→ **Written problem**: Starting at the first line of the entries, extract each line up to and including the one that contains "3.01, 2.71, 2.82];", but leave out the pictures.

═════ Data provided ═════

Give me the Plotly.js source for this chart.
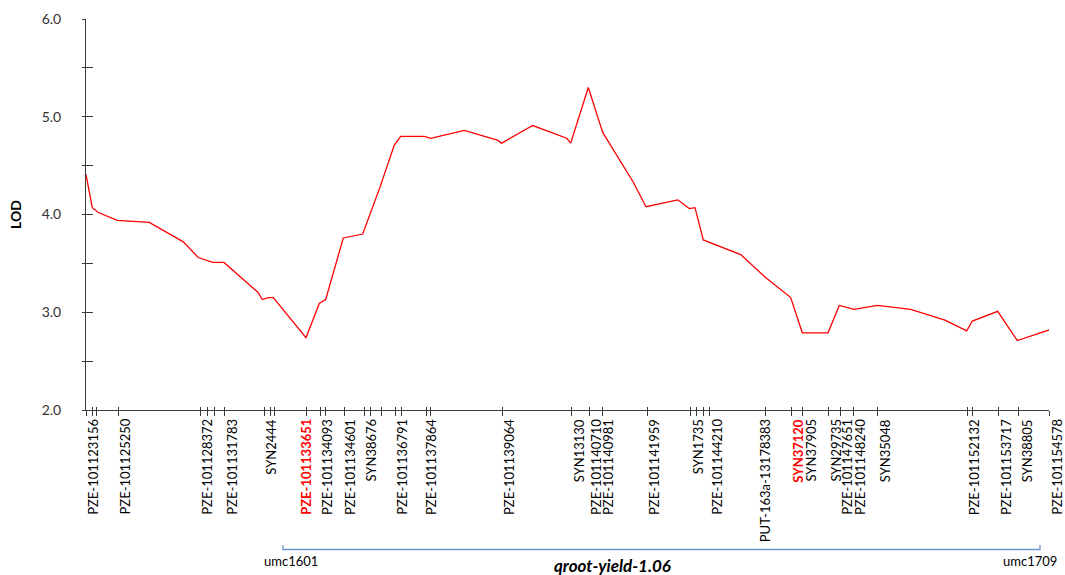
<!DOCTYPE html>
<html>
<head>
<meta charset="utf-8">
<script src="https://cdn.plot.ly/plotly-3.0.1.min.js"></script>
<style>
  html, body { margin: 0; padding: 0; background: #fff; }
  #chart { width: 1065px; height: 575px; }
</style>
</head>
<body>
<div id="chart"></div>
<script>
// LOD profile along the chromosome segment (position in cM)
const lodPos = [0, 0.63, 1.23, 3.13, 6.33, 9.73, 11.23, 12.67, 13.8, 17.23, 17.63, 18.23, 18.73,
  22.0, 23.33, 23.97, 25.73, 27.67, 29.4, 30.83, 31.47, 33.83, 34.47, 37.83, 41.13, 41.57,
  44.67, 48.07, 48.47, 50.23, 51.67, 54.73, 56.0, 59.17, 60.33, 60.9, 61.73, 65.47, 67.9,
  70.47, 71.63, 74.2, 75.33, 76.8, 79.13, 82.47, 85.9, 88.07, 88.63, 91.17, 93.13, 96.33];
const lodVal = [4.41, 4.07, 4.02, 3.94, 3.92, 3.72, 3.56, 3.51, 3.51, 3.20, 3.13, 3.15, 3.15,
  2.74, 3.09, 3.13, 3.76, 3.80, 4.28, 4.71, 4.80, 4.80, 4.78, 4.86, 4.76, 4.73,
  4.91, 4.78, 4.73, 5.30, 4.84, 4.33, 4.08, 4.15, 4.06, 4.07, 3.74, 3.59, 3.36,
  3.15, 2.79, 2.79, 3.07, 3.03, 3.07, 3.03, 2.92, 2.81, 2.91, 3.01, 2.71, 2.82];

// Every marker on the map (tick marks on the position axis)
const markerPos = [0, 0.6, 1.0, 3.2, 11.4, 12.1, 12.8, 13.8, 17.8, 18.4, 18.8, 22.0, 23.4, 23.9,
  25.8, 27.8, 28.4, 29.5, 30.9, 31.5, 34.0, 34.4, 41.6, 48.5, 50.3, 51.6, 56.1, 60.4, 61.0,
  61.7, 62.3, 67.9, 70.5, 71.6, 74.2, 75.4, 76.7, 79.1, 88.1, 88.6, 91.2, 93.2, 96.3];

// Named markers and where their names sit along the axis
const labelNames = ['PZE-101123156', 'PZE-101125250', 'PZE-101128372', 'PZE-101131783', 'SYN2444',
  'PZE-101133651', 'PZE-101134093', 'PZE-101134601', 'SYN38676', 'PZE-101136791', 'PZE-101137864',
  'PZE-101139064', 'SYN13130', 'PZE-101140710', 'PZE-101140981', 'PZE-101141959', 'SYN1735',
  'PZE-101144210', 'PUT-163a-13178383', 'SYN37120', 'SYN37905', 'SYN29735', 'PZE-101147651',
  'PZE-101148240', 'SYN35048', 'PZE-101152132', 'PZE-101153717', 'SYN38805', 'PZE-101154578'];
const labelPos = [0.68, 3.85, 12.07, 14.57, 18.47, 21.98, 24.1, 26.4, 28.4, 31.57, 34.5,
  42.3, 49.27, 51.0, 52.2, 56.8, 61.17, 63.07, 67.87, 71.17, 72.4, 74.9, 76.07,
  77.4, 79.87, 88.83, 92.0, 94.07, 97.07];
const peakMarkers = ['PZE-101133651', 'SYN37120'];

// QTL interval and its flanking markers
const qtlName = 'qroot-yield-1.06';
const flankLeft = 'umc1601';
const flankRight = 'umc1709';
const qtlStart = 19.7;
const qtlEnd = 95.4;
const qtlLabelPos = 52.6;

const yTicks = [2, 3, 4, 5, 6];
const yHalfTicks = [2, 2.5, 3, 3.5, 4, 4.5, 5, 5.5, 6];

const FONT = 'Lato, "Open Sans", sans-serif';
const AXIS_COLOR = '#3a3a3a';
const PLOT_H = 575 - 19 - 165;
const pxBelow = px => -px / PLOT_H;

const xRange = [0, 96.3];
const yRange = [2, 6];
// position along the map -> fraction of the plot width (names may run past the last tick)
const toPaperX = v => (v - xRange[0]) / (xRange[1] - xRange[0]);

const traces = [
  {
    x: lodPos, y: lodVal, type: 'scatter', mode: 'lines',
    line: { color: '#ff0000', width: 1.3 },
    hoverinfo: 'x+y', showlegend: false
  },
  // carrier for the overlaid axes that draw the inner half of each tick
  {
    x: lodPos, y: lodVal, type: 'scatter', mode: 'lines',
    xaxis: 'x2', yaxis: 'y2', line: { color: 'rgba(0,0,0,0)', width: 0 },
    hoverinfo: 'skip', showlegend: false
  }
];

const annotations = labelNames.map((name, i) => {
  const hot = peakMarkers.includes(name);
  return {
    text: hot ? '<b>' + name + '</b>' : name,
    x: toPaperX(labelPos[i]), xref: 'paper',
    y: 0, yref: 'paper', yshift: -7,
    xanchor: 'center', yanchor: 'top',
    textangle: -90, showarrow: false,
    font: { family: FONT, size: 13, color: hot ? '#ff0000' : '#000000' }
  };
});

annotations.push(
  {
    text: flankLeft, x: toPaperX(qtlStart), xref: 'paper', xshift: 8,
    y: 0, yref: 'paper', yshift: -151, xanchor: 'center', yanchor: 'middle',
    showarrow: false, font: { family: FONT, size: 13, color: '#000' }
  },
  {
    text: flankRight, x: toPaperX(qtlEnd), xref: 'paper', xshift: -10,
    y: 0, yref: 'paper', yshift: -151, xanchor: 'center', yanchor: 'middle',
    showarrow: false, font: { family: FONT, size: 13, color: '#000' }
  },
  {
    text: '<b><i>' + qtlName + '</i></b>', x: toPaperX(qtlLabelPos), xref: 'paper',
    y: 0, yref: 'paper', yshift: -155, xanchor: 'center', yanchor: 'middle',
    showarrow: false, font: { family: FONT, size: 17, color: '#000' }
  }
);

// bracket spanning the QTL interval
const yB = pxBelow(139.5), yT = pxBelow(135);
const shapes = [{
  type: 'path', xref: 'x', yref: 'paper',
  path: `M ${qtlStart},${yT} L ${qtlStart},${yB} L ${qtlEnd},${yB} L ${qtlEnd},${yT}`,
  line: { color: '#7094cc', width: 1.3 }
}];

const layout = {
  width: 1065, height: 575,
  margin: { l: 86, r: 16, t: 19, b: 165 },
  paper_bgcolor: '#ffffff', plot_bgcolor: '#ffffff',
  showlegend: false,
  font: { family: FONT, color: '#000' },
  xaxis: {
    range: xRange, showgrid: false, zeroline: false,
    showline: true, linecolor: AXIS_COLOR, linewidth: 1,
    tickmode: 'array', tickvals: markerPos, showticklabels: false,
    ticks: 'outside', ticklen: 5, tickwidth: 1, tickcolor: AXIS_COLOR
  },
  xaxis2: {
    overlaying: 'x', range: xRange, showgrid: false, zeroline: false,
    showline: false, tickmode: 'array', tickvals: markerPos, showticklabels: false,
    ticks: 'inside', ticklen: 3, tickwidth: 1, tickcolor: AXIS_COLOR
  },
  yaxis: {
    range: yRange, showgrid: false, zeroline: false,
    showline: true, linecolor: AXIS_COLOR, linewidth: 1,
    tickmode: 'array', tickvals: yTicks, ticktext: yTicks.map(v => v.toFixed(1)),
    ticks: 'outside', ticklen: 3, tickwidth: 1, tickcolor: AXIS_COLOR,
    ticklabelstandoff: 18,
    minor: { tickmode: 'array', tickvals: yHalfTicks, ticks: 'outside', ticklen: 3, tickwidth: 1, tickcolor: AXIS_COLOR },
    tickfont: { family: FONT, size: 14, color: '#333333' },
    title: { text: 'LOD', font: { family: FONT, size: 14, weight: 'bold', color: '#000' }, standoff: 16 }
  },
  yaxis2: {
    overlaying: 'y', range: yRange, showgrid: false, zeroline: false,
    showline: false, tickmode: 'array', tickvals: yHalfTicks, showticklabels: false,
    ticks: 'inside', ticklen: 7, tickwidth: 1, tickcolor: AXIS_COLOR
  },
  annotations: annotations,
  shapes: shapes
};

Plotly.newPlot('chart', traces, layout, { displayModeBar: false, staticPlot: true });
</script>
</body>
</html>
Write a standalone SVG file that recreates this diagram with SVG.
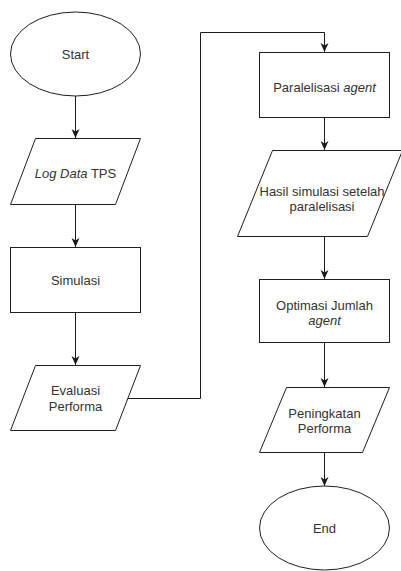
<svg xmlns="http://www.w3.org/2000/svg" width="401" height="571" viewBox="0 0 401 571">
  <defs>
    <marker id="arrow" markerUnits="userSpaceOnUse" markerWidth="10" markerHeight="9" refX="9" refY="4" orient="auto">
      <path d="M0,0 L9,4 L0,8 L2.5,4 z" fill="#1a1a1a"/>
    </marker>
    <style>
      .shape { fill: #ffffff; stroke: #1f1f1f; stroke-width: 1; }
      .edge { fill: none; stroke: #1a1a1a; stroke-width: 1; marker-end: url(#arrow); }
      .link { fill: none; stroke: #1a1a1a; stroke-width: 1; }
      text { font-family: "Liberation Sans", Arial, sans-serif; font-size: 13px; fill: #333333; text-anchor: middle; }
      .it { font-style: italic; }
    </style>
  </defs>
  <rect width="401" height="571" fill="#ffffff"/>

  <!-- connectors -->
  <g id="connectors">
    <path class="edge" d="M75.5,96 V138"/>
    <path class="edge" d="M75.5,204 V247"/>
    <path class="edge" d="M75.5,312 V365"/>
    <path class="edge" d="M127,398.5 H200.5 V32.5 H324.5 V52"/>
    <path class="edge" d="M324.5,117 V150"/>
    <path class="edge" d="M324.5,236 V279"/>
    <path class="edge" d="M324.5,342 V387"/>
    <path class="edge" d="M324.5,452 V486"/>
  </g>

  <!-- left column -->
  <g id="start">
    <ellipse class="shape" cx="75.5" cy="54" rx="65" ry="42"/>
    <text x="75.5" y="58.5">Start</text>
  </g>
  <g id="log-data">
    <polygon class="shape" points="35.5,138.5 140.5,138.5 115.5,204.5 10.5,204.5"/>
    <text x="75.5" y="177.5"><tspan class="it">Log Data</tspan> TPS</text>
  </g>
  <g id="simulasi">
    <rect class="shape" x="10.5" y="247.5" width="130" height="65"/>
    <text x="75.5" y="284.5">Simulasi</text>
  </g>
  <g id="evaluasi">
    <polygon class="shape" points="35.5,365.5 140.5,365.5 115.5,430.5 10.5,430.5"/>
    <text x="75.5" y="395">Evaluasi</text>
    <text x="75.5" y="410.5">Performa</text>
  </g>

  <!-- right column -->
  <g id="paralelisasi">
    <rect class="shape" x="259.5" y="52.5" width="130" height="65"/>
    <text x="324.5" y="91.5">Paralelisasi <tspan class="it">agent</tspan></text>
  </g>
  <g id="hasil">
    <polygon class="shape" points="272.5,150.5 402.5,150.5 367.5,236.5 237.5,236.5"/>
    <text x="322" y="196">Hasil simulasi setelah</text>
    <text x="322" y="211">paralelisasi</text>
  </g>
  <g id="optimasi">
    <rect class="shape" x="259.5" y="279.5" width="130" height="63"/>
    <text x="324.5" y="309.5">Optimasi Jumlah</text>
    <text x="324.5" y="324.5" class="it">agent</text>
  </g>
  <g id="peningkatan">
    <polygon class="shape" points="286.5,387.5 389.5,387.5 362.5,452.5 259.5,452.5"/>
    <text x="324.5" y="417.5">Peningkatan</text>
    <text x="324.5" y="432.5">Performa</text>
  </g>
  <g id="end">
    <ellipse class="shape" cx="324.5" cy="528" rx="65" ry="42"/>
    <text x="324.5" y="532.5">End</text>
  </g>
</svg>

═════

→ **Solution for this exercise**:
Give me the Plotly.js source for this chart.
<!DOCTYPE html>
<html>
<head>
<meta charset="utf-8">
<script src="https://cdn.plot.ly/plotly-3.0.1.min.js"></script>
<style>
  html, body { margin: 0; padding: 0; background: #fff; }
  #chart { width: 1065px; height: 575px; }
</style>
</head>
<body>
<div id="chart"></div>
<script>
// LOD profile along the chromosome segment (position in cM)
const lodPos = [0, 0.63, 1.23, 3.13, 6.33, 9.73, 11.23, 12.67, 13.8, 17.23, 17.63, 18.23, 18.73,
  22.0, 23.33, 23.97, 25.73, 27.67, 29.4, 30.83, 31.47, 33.83, 34.47, 37.83, 41.13, 41.57,
  44.67, 48.07, 48.47, 50.23, 51.67, 54.73, 56.0, 59.17, 60.33, 60.9, 61.73, 65.47, 67.9,
  70.47, 71.63, 74.2, 75.33, 76.8, 79.13, 82.47, 85.9, 88.07, 88.63, 91.17, 93.13, 96.33];
const lodVal = [4.41, 4.07, 4.02, 3.94, 3.92, 3.72, 3.56, 3.51, 3.51, 3.20, 3.13, 3.15, 3.15,
  2.74, 3.09, 3.13, 3.76, 3.80, 4.28, 4.71, 4.80, 4.80, 4.78, 4.86, 4.76, 4.73,
  4.91, 4.78, 4.73, 5.30, 4.84, 4.33, 4.08, 4.15, 4.06, 4.07, 3.74, 3.59, 3.36,
  3.15, 2.79, 2.79, 3.07, 3.03, 3.07, 3.03, 2.92, 2.81, 2.91, 3.01, 2.71, 2.82];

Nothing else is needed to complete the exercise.